Task prompt: Each line from the start of the records below through the line that contains "minimum height=55pt] (disc)" should be printed exactly. Pictures are omitted.

[START]

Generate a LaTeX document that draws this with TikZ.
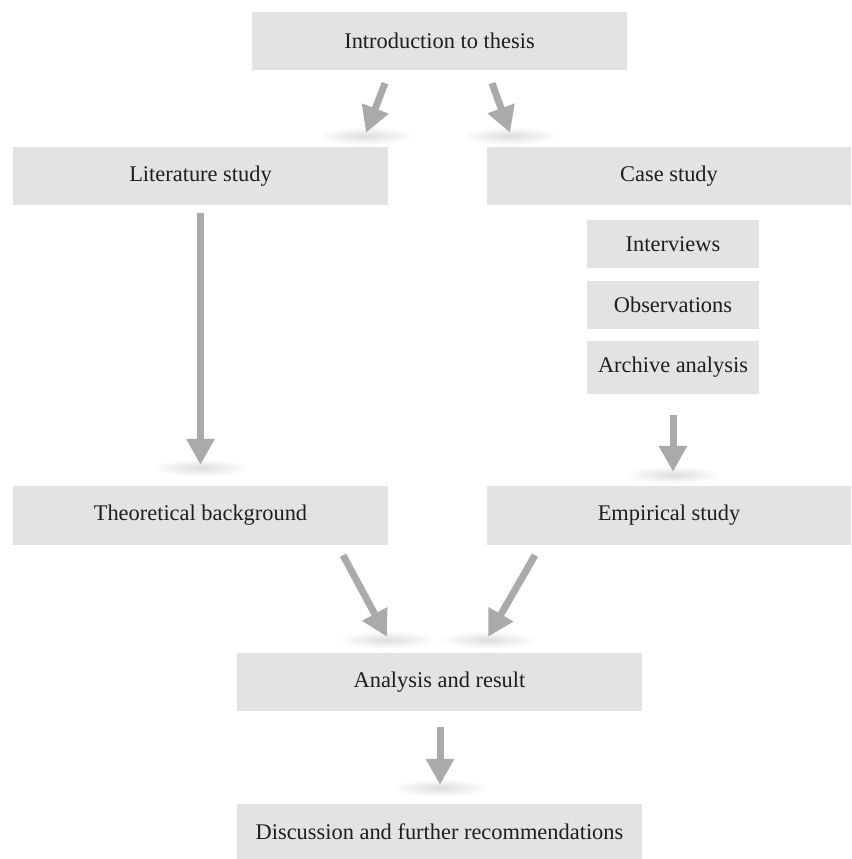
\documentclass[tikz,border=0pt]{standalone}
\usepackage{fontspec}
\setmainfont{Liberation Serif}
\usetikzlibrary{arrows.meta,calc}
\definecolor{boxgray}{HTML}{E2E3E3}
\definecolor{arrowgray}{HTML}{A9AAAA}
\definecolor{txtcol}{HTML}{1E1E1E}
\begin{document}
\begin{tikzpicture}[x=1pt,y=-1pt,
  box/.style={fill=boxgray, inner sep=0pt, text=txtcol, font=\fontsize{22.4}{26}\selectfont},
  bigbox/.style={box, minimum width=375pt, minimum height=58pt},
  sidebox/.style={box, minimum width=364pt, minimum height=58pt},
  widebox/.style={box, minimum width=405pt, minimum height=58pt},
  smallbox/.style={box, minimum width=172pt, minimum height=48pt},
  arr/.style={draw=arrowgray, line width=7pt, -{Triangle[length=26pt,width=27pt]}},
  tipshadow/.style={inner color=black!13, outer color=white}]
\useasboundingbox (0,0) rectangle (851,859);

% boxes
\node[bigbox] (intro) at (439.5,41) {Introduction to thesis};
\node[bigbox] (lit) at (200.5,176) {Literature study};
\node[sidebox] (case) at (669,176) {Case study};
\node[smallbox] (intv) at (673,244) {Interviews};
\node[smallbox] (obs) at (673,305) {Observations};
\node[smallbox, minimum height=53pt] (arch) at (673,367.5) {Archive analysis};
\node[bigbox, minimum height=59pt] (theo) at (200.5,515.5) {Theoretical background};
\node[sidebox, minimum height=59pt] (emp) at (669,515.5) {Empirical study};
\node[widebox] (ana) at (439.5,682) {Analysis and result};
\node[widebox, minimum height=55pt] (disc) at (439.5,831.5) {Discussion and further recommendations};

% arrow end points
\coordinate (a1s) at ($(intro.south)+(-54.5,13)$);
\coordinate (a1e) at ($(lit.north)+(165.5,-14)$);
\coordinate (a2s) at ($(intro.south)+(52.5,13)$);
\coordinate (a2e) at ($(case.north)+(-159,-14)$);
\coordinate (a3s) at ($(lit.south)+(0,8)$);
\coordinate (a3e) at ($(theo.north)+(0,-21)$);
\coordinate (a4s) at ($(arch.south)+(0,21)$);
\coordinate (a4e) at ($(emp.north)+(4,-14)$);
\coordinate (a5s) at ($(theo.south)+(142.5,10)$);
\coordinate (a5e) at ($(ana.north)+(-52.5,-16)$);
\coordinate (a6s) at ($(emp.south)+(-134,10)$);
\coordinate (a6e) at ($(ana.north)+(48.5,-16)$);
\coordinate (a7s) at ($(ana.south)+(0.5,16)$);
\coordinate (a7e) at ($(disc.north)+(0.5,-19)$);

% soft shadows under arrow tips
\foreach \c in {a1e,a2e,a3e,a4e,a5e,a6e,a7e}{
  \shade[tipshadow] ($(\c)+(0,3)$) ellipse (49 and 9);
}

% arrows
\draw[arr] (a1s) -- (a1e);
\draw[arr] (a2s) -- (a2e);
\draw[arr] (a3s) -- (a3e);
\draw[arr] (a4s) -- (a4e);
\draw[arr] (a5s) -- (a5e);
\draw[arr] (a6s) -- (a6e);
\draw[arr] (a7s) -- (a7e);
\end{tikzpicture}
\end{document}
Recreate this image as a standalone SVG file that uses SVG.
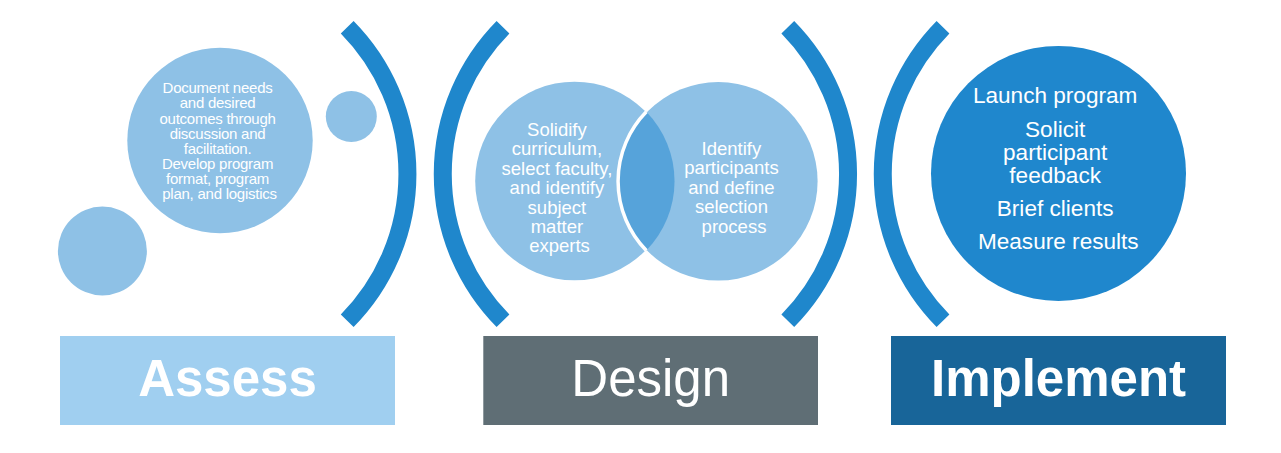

[END]

Solution for this problem:
Generate a LaTeX document that draws this with TikZ.
\documentclass[tikz,border=0pt]{standalone}
\usepackage{fontspec}
\setmainfont{Liberation Serif}
\usetikzlibrary{arrows.meta,calc}
\definecolor{boxgray}{HTML}{E2E3E3}
\definecolor{arrowgray}{HTML}{A9AAAA}
\definecolor{txtcol}{HTML}{1E1E1E}
\begin{document}
\begin{tikzpicture}[x=1pt,y=-1pt,
  box/.style={fill=boxgray, inner sep=0pt, text=txtcol, font=\fontsize{22.4}{26}\selectfont},
  bigbox/.style={box, minimum width=375pt, minimum height=58pt},
  sidebox/.style={box, minimum width=364pt, minimum height=58pt},
  widebox/.style={box, minimum width=405pt, minimum height=58pt},
  smallbox/.style={box, minimum width=172pt, minimum height=48pt},
  arr/.style={draw=arrowgray, line width=7pt, -{Triangle[length=26pt,width=27pt]}},
  tipshadow/.style={inner color=black!13, outer color=white}]
\useasboundingbox (0,0) rectangle (851,859);

% boxes
\node[bigbox] (intro) at (439.5,41) {Introduction to thesis};
\node[bigbox] (lit) at (200.5,176) {Literature study};
\node[sidebox] (case) at (669,176) {Case study};
\node[smallbox] (intv) at (673,244) {Interviews};
\node[smallbox] (obs) at (673,305) {Observations};
\node[smallbox, minimum height=53pt] (arch) at (673,367.5) {Archive analysis};
\node[bigbox, minimum height=59pt] (theo) at (200.5,515.5) {Theoretical background};
\node[sidebox, minimum height=59pt] (emp) at (669,515.5) {Empirical study};
\node[widebox] (ana) at (439.5,682) {Analysis and result};
\node[widebox, minimum height=55pt] (disc) at (439.5,831.5) {Discussion and further recommendations};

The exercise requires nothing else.